Et pourtant, La Bruyère, qui devait à Bossuet sa place chez les Condé et qui le louait en pleine Académie, le 15 juin 1693, faisait passer chez lui l'historien après l'orateur et avant le théologien et le philosophe, il disait : « Orateur, historien, théologien, philosophe, d'une rare érudition, d'une plus rare éloquence;... un défenseur de la religion, une lumière de l'Église, parlons d'avance le langage de la postérité, un Père de l'Église. » Lorsque, à la fin de mars 1681, parut le Discours sur l'Histoire universelle, le célèbre bénédictin Dom Mabillon écrivait aussitôt à son ami Magliabecchi : « Il n'y a rien de plus beau que ce Discours. (2) » Charles Perrault écrivait, dans son Parallèle des anciens et des modernes, 16881696, 4 vol., t. II, pp. 99, 100: « Vous parlez de majesté, vous parlez d'élévation; eh bien, je soutiens qu'il y en a plus dans ce livre de M. l'évêque de Condom que dans Thucydide.

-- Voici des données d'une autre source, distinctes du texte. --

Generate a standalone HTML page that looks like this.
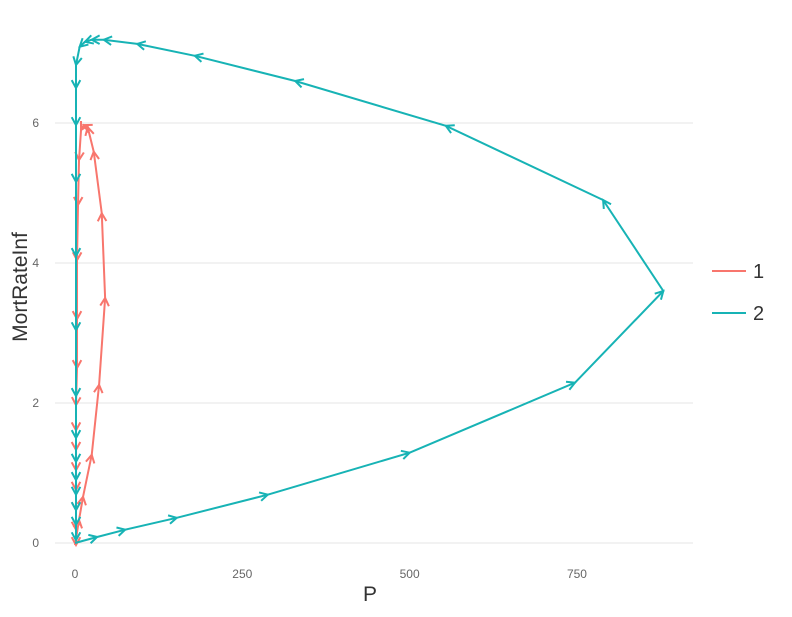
<!DOCTYPE html>
<html><head><meta charset="utf-8"><style>
body{margin:0;background:#fff;font-family:"Liberation Sans",sans-serif}
</style></head><body>
<svg id="chart" width="792" height="612" xmlns="http://www.w3.org/2000/svg"></svg>
<script>
const yTicks=[0,2,4,6];
const xTicks=[0,250,500,750];
const s1P=[0,6,12,25,36,45,40,28,19,13,9,6,4.5,3,3,3,1.5,1.5,1.5,1.5,1.5,1.5,1.5,1.5];
const s1M=[-0.03,0.33,0.66,1.26,2.26,3.5,4.71,5.59,5.94,5.97,5.9,5.47,4.83,4.04,3.2,2.5,1.97,1.61,1.33,1.04,0.76,0.47,0.19,-0.03];
const s2P=[0,33,75,152,288,500,747,879,789,554,329,179,93,43,25,15,7,1.5,1.5,1.5,1.5,1.5,1.5,1.5,1.5,1.5,1.5,1.5,1.5,1.5,1.5];
const s2M=[0,0.086,0.19,0.36,0.69,1.29,2.29,3.6,4.9,5.96,6.6,6.96,7.13,7.19,7.19,7.16,7.09,6.83,6.5,5.97,5.16,4.1,3.04,2.1,1.5,1.16,0.9,0.69,0.47,0.26,0.04];
const NS="http://www.w3.org/2000/svg";
const svg=document.getElementById('chart');
const X=v=>75+v*0.6693, Y=v=>543-v*70;
function mk(t,a){const e=document.createElementNS(NS,t);for(const k in a)e.setAttribute(k,a[k]);svg.appendChild(e);return e;}
yTicks.forEach(t=>{
 const g=mk('line',{x1:55,x2:693,y1:Y(t),y2:Y(t),stroke:'#e5e5e5','stroke-width':1});
 
 
 const l=mk('text',{x:39,y:Y(t)+4,'font-size':12,fill:'#666','text-anchor':'end'});l.textContent=t;
 
 
});
xTicks.forEach(t=>{
 const l=mk('text',{x:X(t),y:578,'font-size':12,fill:'#666','text-anchor':'middle'});l.textContent=t;
 
 
});
function series(P,M,col,name){
 const pts=P.map((p,i)=>X(p)+','+Y(M[i])).join(' ');
 const pl=mk('polyline',{points:pts,fill:'none',stroke:col,'stroke-width':2});
 
 
 for(let i=1;i<P.length;i++){
  const x0=X(P[i-1]),y0=Y(M[i-1]),x1=X(P[i]),y1=Y(M[i]);
  const a=Math.atan2(y1-y0,x1-x0);if(x0===x1&&y0===y1)continue;
  const L=9,w=0.5;
  const d=`M${x1-L*Math.cos(a-w)},${y1-L*Math.sin(a-w)} L${x1},${y1} L${x1-L*Math.cos(a+w)},${y1-L*Math.sin(a+w)}`;
  const ar=mk('path',{d:d,fill:'none',stroke:col,'stroke-width':2});
  
  
 }
}
series(s1P,s1M,'#F8766D','series-1');
series(s2P,s2M,'#17B3B5','series-2');
const xt=mk('text',{x:370,y:601,'font-size':21,fill:'#333','text-anchor':'middle'});xt.textContent='P';


const yt=mk('text',{x:0,y:0,'font-size':21,fill:'#333','text-anchor':'middle',transform:'translate(27,287) rotate(-90)'});yt.textContent='MortRateInf';


[['1','#F8766D',271],['2','#17B3B5',313]].forEach(([n,c,y])=>{
 const l=mk('line',{x1:712,x2:746,y1:y,y2:y,stroke:c,'stroke-width':2});
 
 
 const t=mk('text',{x:753,y:y+7,'font-size':20,fill:'#333'});t.textContent=n;
 
 
});
</script>
</body></html>
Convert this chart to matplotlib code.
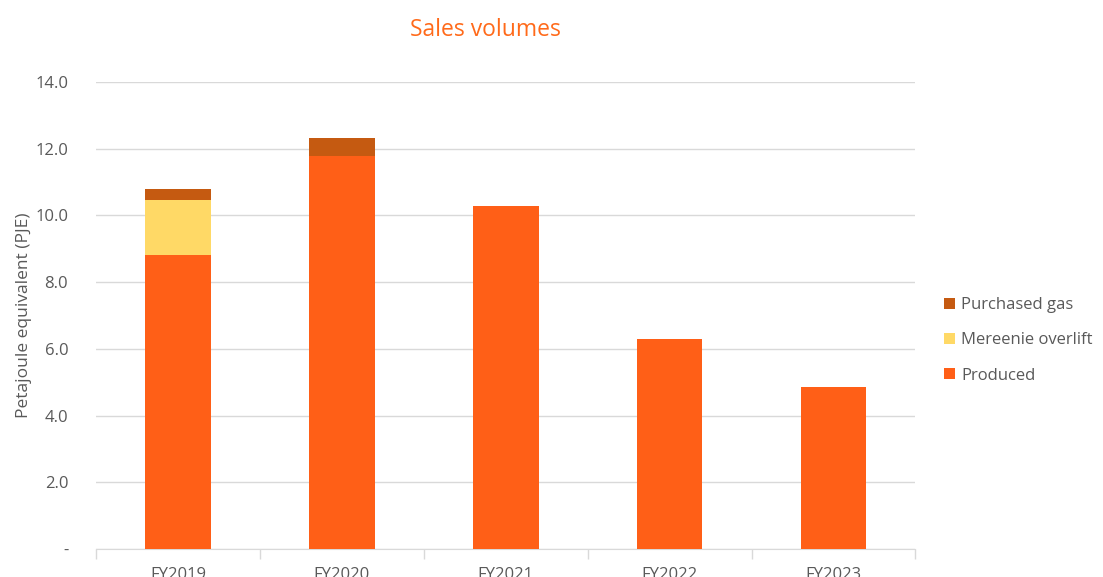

Oui, la manière dont la suite des temps est développée dans ce Discours, dont y sont marquées l'économie admirable des révolutions et la conduite ineffable de Dieu sur l'univers, par rapport au Christianisme et au salut des hommes, tout cela est infiniment élevé au-dessus de tout ce qui nous reste des Anciens en pareille matière. »

(1) Conférence faite à Verdun, le 7 juin 1900, devant Sa Grandeur Mgr Pagis.

(2) Lettre du 31 mars 1681. Correspondance inédite de Mabillon, de Montfaucon, etc., publiée par Valéry, 1846.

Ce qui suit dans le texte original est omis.